### Data shown
⁂
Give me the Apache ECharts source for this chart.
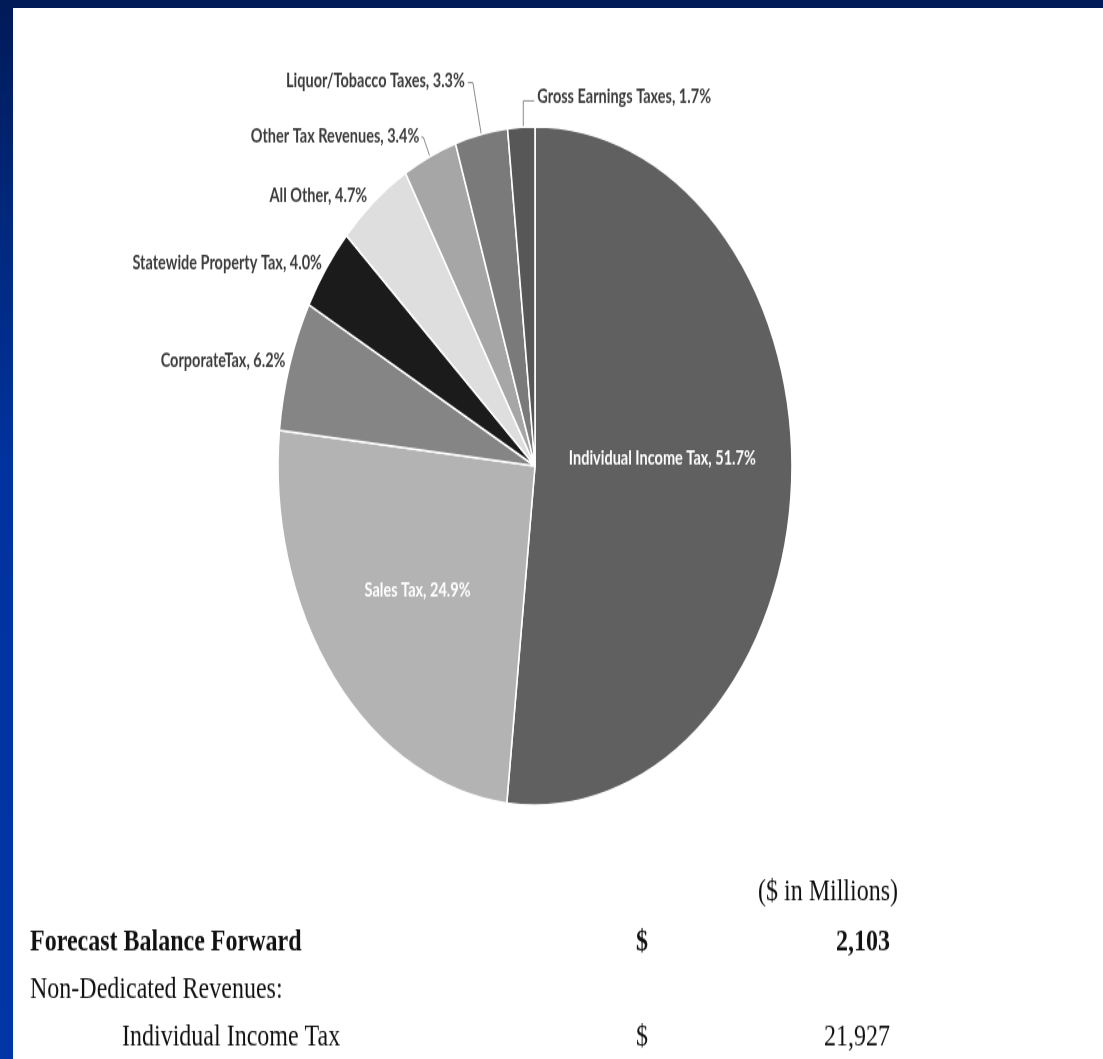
<!DOCTYPE html>
<html><head><meta charset="utf-8">
<script src="https://cdn.jsdelivr.net/npm/echarts@6/dist/echarts.min.js"></script>
<style>
html,body{margin:0;padding:0;width:1103px;height:1059px;overflow:hidden;
background:linear-gradient(180deg,#001a57 0px,#00287c 220px,#0033a0 480px,#0036a5 1059px);}
#panel{position:absolute;left:13px;top:8px;width:1090px;height:1051px;background:#fff;}
#chart{position:absolute;left:0;top:0;width:1103px;height:802px;transform:scaleY(1.32);transform-origin:0 0;}
</style></head><body>
<div id="panel"></div><div id="chart"></div>
<script>
// ---- data ----
const categories = ['Individual Income Tax','Sales Tax','CorporateTax','Statewide Property Tax','All Other','Other Tax Revenues','Liquor/Tobacco Taxes','Gross Earnings Taxes'];
const shares = [51.7, 24.9, 6.2, 4.0, 4.7, 3.4, 3.3, 1.7];
const unitNote = '($ in Millions)';
const tableRows = ['Forecast Balance Forward', 'Non-Dedicated Revenues:', 'Individual Income Tax'];
const tableDollar = ['$', '', '$'];
const tableAmounts = ['2,103', '', '21,927'];

// ---- styles ----
const sliceColors = ['#606060','#b3b3b3','#858585','#1b1b1b','#dedede','#a6a6a6','#7a7a7a','#575757'];
const labelGeom = [
  {pos:'inside', offset:[-4,-13]},
  {pos:'inside', offset:[-15,12]},
  {pos:'outside', len:0, len2:0, line:false, va:'bottom', offset:[0,-4]},
  {pos:'outside', len:0, len2:0, line:false, va:'bottom', offset:[0,-4]},
  {pos:'outside', len:0, len2:0, line:false, va:'bottom', offset:[-3,-4]},
  {pos:'outside', len:16, len2:2, line:true, va:'bottom', dist:2, offset:[0,-1]},
  {pos:'outside', len:40, len2:5, line:true, va:'middle', dist:3, offset:[0,-1]},
  {pos:'outside', len:0, len2:0, line:true, va:'middle', flip:true}
];
const FONT = 'Lato';
const SY = 1.32;

const pieData = categories.map((name, i) => {
  const g = labelGeom[i];
  const item = {name, value: shares[i], itemStyle: {color: sliceColors[i]}};
  if (g.pos === 'inside') {
    item.label = {position: 'inside', color: '#ffffff', offset: g.offset};
    item.labelLine = {show: false};
  } else {
    item.label = {position: 'outside', color: '#3c3c3c', verticalAlign: g.va,
      distanceToLabelLine: g.dist == null ? 4 : g.dist, offset: g.offset || [0, 0]};
    item.labelLine = {show: g.line, length: g.len, length2: g.len2};
  }
  return item;
});

const chart = echarts.init(document.getElementById('chart'));
const textEls = [];
const rowY = [943, 990, 1038];
textEls.push({type:'text', x: 898, y: 893 / SY, scaleY: 0.92,
  style:{text: unitNote, font: '24px "Liberation Serif"', fill:'#111', textAlign:'right', textVerticalAlign:'middle'}});
tableRows.forEach((t, i) => {
  const bold = i === 0;
  const f = (bold ? 'bold ' : '') + '24px "Liberation Serif"';
  textEls.push({type:'text', x: i === 2 ? 122 : 30, y: rowY[i] / SY, scaleY: 0.92,
    style:{text: t, font: f, fill:'#111', textAlign:'left', textVerticalAlign:'middle'}});
  if (tableDollar[i]) textEls.push({type:'text', x: 636, y: rowY[i] / SY, scaleY: 0.92,
    style:{text: tableDollar[i], font: f, fill:'#111', textAlign:'left', textVerticalAlign:'middle'}});
  if (tableAmounts[i]) textEls.push({type:'text', x: 890, y: rowY[i] / SY, scaleY: 0.92,
    style:{text: tableAmounts[i], font: f, fill:'#111', textAlign:'right', textVerticalAlign:'middle'}});
});

chart.setOption({
  animation: false,
  backgroundColor: 'transparent',
  series: [{
    type: 'pie',
    center: [535, 466 / SY],
    radius: 257,
    startAngle: 90,
    clockwise: true,
    avoidLabelOverlap: false,
    emphasis: {disabled: true},
    itemStyle: {borderColor: '#ffffff', borderWidth: 1.6},
    label: {
      fontFamily: FONT, fontWeight: 'bold', fontSize: 14.5,
      formatter: p => p.name + ', ' + p.value.toFixed(1) + '%'
    },
    labelLine: {lineStyle: {color: '#8a8a8a', width: 1}},
    labelLayout: function (params) {
      if (!labelGeom[params.dataIndex].flip || !params.labelLinePoints) return {};
      const p0 = params.labelLinePoints[0];
      const p1 = [p0[0] + 2, p0[1] - 20];
      const p2 = [p1[0] + 11, p1[1]];
      return {
        x: p2[0] + 3, y: p2[1] - 3, align: 'left', verticalAlign: 'middle',
        labelLinePoints: [[p0[0] + 2, p0[1]], p1, p2]
      };
    },
    data: pieData
  }],
  graphic: textEls
});
</script>
</body></html>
⁂
### Written problem
Reproduce the material above in full, exactly, with no images.

### Exercise answer
Give me the Apache ECharts source for this chart.
<!DOCTYPE html>
<html><head><meta charset="utf-8">
<script src="https://cdn.jsdelivr.net/npm/echarts@6/dist/echarts.min.js"></script>
<style>
html,body{margin:0;padding:0;width:1103px;height:1059px;overflow:hidden;
background:linear-gradient(180deg,#001a57 0px,#00287c 220px,#0033a0 480px,#0036a5 1059px);}
#panel{position:absolute;left:13px;top:8px;width:1090px;height:1051px;background:#fff;}
#chart{position:absolute;left:0;top:0;width:1103px;height:802px;transform:scaleY(1.32);transform-origin:0 0;}
</style></head><body>
<div id="panel"></div><div id="chart"></div>
<script>
// ---- data ----
const categories = ['Individual Income Tax','Sales Tax','CorporateTax','Statewide Property Tax','All Other','Other Tax Revenues','Liquor/Tobacco Taxes','Gross Earnings Taxes'];
const shares = [51.7, 24.9, 6.2, 4.0, 4.7, 3.4, 3.3, 1.7];
const unitNote = '($ in Millions)';
const tableRows = ['Forecast Balance Forward', 'Non-Dedicated Revenues:', 'Individual Income Tax'];
const tableDollar = ['$', '', '$'];
const tableAmounts = ['2,103', '', '21,927'];

// ---- styles ----
const sliceColors = ['#606060','#b3b3b3','#858585','#1b1b1b','#dedede','#a6a6a6','#7a7a7a','#575757'];
const labelGeom = [
  {pos:'inside', offset:[-4,-13]},
  {pos:'inside', offset:[-15,12]},
  {pos:'outside', len:0, len2:0, line:false, va:'bottom', offset:[0,-4]},
  {pos:'outside', len:0, len2:0, line:false, va:'bottom', offset:[0,-4]},
  {pos:'outside', len:0, len2:0, line:false, va:'bottom', offset:[-3,-4]},
  {pos:'outside', len:16, len2:2, line:true, va:'bottom', dist:2, offset:[0,-1]},
  {pos:'outside', len:40, len2:5, line:true, va:'middle', dist:3, offset:[0,-1]},
  {pos:'outside', len:0, len2:0, line:true, va:'middle', flip:true}
];
const FONT = 'Lato';
const SY = 1.32;

const pieData = categories.map((name, i) => {
  const g = labelGeom[i];
  const item = {name, value: shares[i], itemStyle: {color: sliceColors[i]}};
  if (g.pos === 'inside') {
    item.label = {position: 'inside', color: '#ffffff', offset: g.offset};
    item.labelLine = {show: false};
  } else {
    item.label = {position: 'outside', color: '#3c3c3c', verticalAlign: g.va,
      distanceToLabelLine: g.dist == null ? 4 : g.dist, offset: g.offset || [0, 0]};
    item.labelLine = {show: g.line, length: g.len, length2: g.len2};
  }
  return item;
});

const chart = echarts.init(document.getElementById('chart'));
const textEls = [];
const rowY = [943, 990, 1038];
textEls.push({type:'text', x: 898, y: 893 / SY, scaleY: 0.92,
  style:{text: unitNote, font: '24px "Liberation Serif"', fill:'#111', textAlign:'right', textVerticalAlign:'middle'}});
tableRows.forEach((t, i) => {
  const bold = i === 0;
  const f = (bold ? 'bold ' : '') + '24px "Liberation Serif"';
  textEls.push({type:'text', x: i === 2 ? 122 : 30, y: rowY[i] / SY, scaleY: 0.92,
    style:{text: t, font: f, fill:'#111', textAlign:'left', textVerticalAlign:'middle'}});
  if (tableDollar[i]) textEls.push({type:'text', x: 636, y: rowY[i] / SY, scaleY: 0.92,
    style:{text: tableDollar[i], font: f, fill:'#111', textAlign:'left', textVerticalAlign:'middle'}});
  if (tableAmounts[i]) textEls.push({type:'text', x: 890, y: rowY[i] / SY, scaleY: 0.92,
    style:{text: tableAmounts[i], font: f, fill:'#111', textAlign:'right', textVerticalAlign:'middle'}});
});

chart.setOption({
  animation: false,
  backgroundColor: 'transparent',
  series: [{
    type: 'pie',
    center: [535, 466 / SY],
    radius: 257,
    startAngle: 90,
    clockwise: true,
    avoidLabelOverlap: false,
    emphasis: {disabled: true},
    itemStyle: {borderColor: '#ffffff', borderWidth: 1.6},
    label: {
      fontFamily: FONT, fontWeight: 'bold', fontSize: 14.5,
      formatter: p => p.name + ', ' + p.value.toFixed(1) + '%'
    },
    labelLine: {lineStyle: {color: '#8a8a8a', width: 1}},
    labelLayout: function (params) {
      if (!labelGeom[params.dataIndex].flip || !params.labelLinePoints) return {};
      const p0 = params.labelLinePoints[0];
      const p1 = [p0[0] + 2, p0[1] - 20];
      const p2 = [p1[0] + 11, p1[1]];
      return {
        x: p2[0] + 3, y: p2[1] - 3, align: 'left', verticalAlign: 'middle',
        labelLinePoints: [[p0[0] + 2, p0[1]], p1, p2]
      };
    },
    data: pieData
  }],
  graphic: textEls
});
</script>
</body></html>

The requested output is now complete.